To be sure, the German buildup in Belgium could no longer be ignored. Thus, on 18 August, Joffre issued his second order (Instruction particulière No. 13) to the three armies on the French left.10 It was based in part on his latest assessment of the enemy’s strength and position “around Thionville, in Luxembourg and in Belgium.” Above all, the shift to the left was dictated by the fact that the French the day before had captured the order of battle of Bülow’s Second Army. Still, Joffre put the best spin on the captured document: He interpreted it to mean that the German center was weak because of Moltke’s concentration on both flanks, in Lorraine and in Belgium. Thus, Plan XVII was still on the table.

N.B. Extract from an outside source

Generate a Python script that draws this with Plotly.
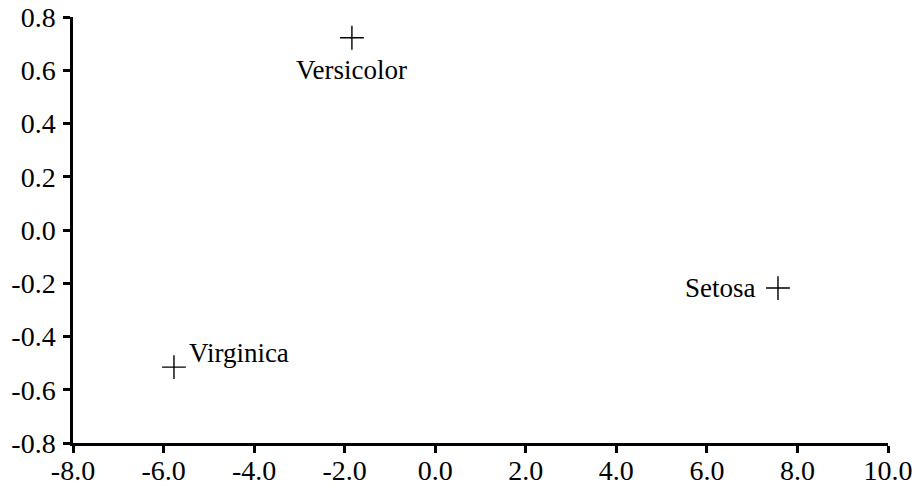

But the Deuxième Bureau now estimated that there were thirteen to fifteen German corps between Liège and Thionville (Diedenhofen), divided into two “principal groups”: a northern wing of seven or eight corps and four cavalry divisions between Liège and Bastogne, and a southern wing of six or seven corps and two to three cavalry divisions between Bastogne and Thionville. Joffre compromised, in his own way. He decided to strike what he mistakenly insisted on calling the enemy’s “northern group” with his Third and Fourth armies around Sedan and Montmédy. Third Army was to advance toward Beuveille and Fourth Army toward Nives. Once they had defeated the German forces between Liège and Bastogne, Ruffey and Langle de Cary were to sweep west and roll u
p the flank and rear of the German northern armies. Intelligence reports from his cavalry still insisted that the enemy had not yet crossed the Meuse between Huy and Givet. Secrecy and surprise were the keys to Joffre’s design. “I draw your attention,” he lectured Langle de Cary, “to the necessity of not revealing our maneuver prior to the moment when it is unleashed.”11 In short, Joffre’s cherished offensive design seemed back on track.
With regard to Fifth Army, Joffre laid out two possible scenarios. If the German right wing marched on both banks of the Meuse in an attempt to pass the corridor between Givet and Brussels, Lanrezac “in complete liaison with the British and Belgian Armies” was to oppose this movement by outflanking the Germans from the north. But if the enemy deployed “only a fraction of his right wing” on the left bank of the Meuse, then Lanrezac was to wheel his forces east to help the drive through the Ardennes planned for Third and Fourth armies. The British and the Belgians would be left to deal with the German units in Belgium. For an army consisting of three corps and seven divisions spread over a front nearly fifty kilometers wide and on the move up to the Sambre, Special Instruction No. 13 was impossible. Lanrezac ignored it and continued his drive north, drums beating, bugles blowing, flags flying, and the men lustily singing the march “Sambre-et-Meuse.”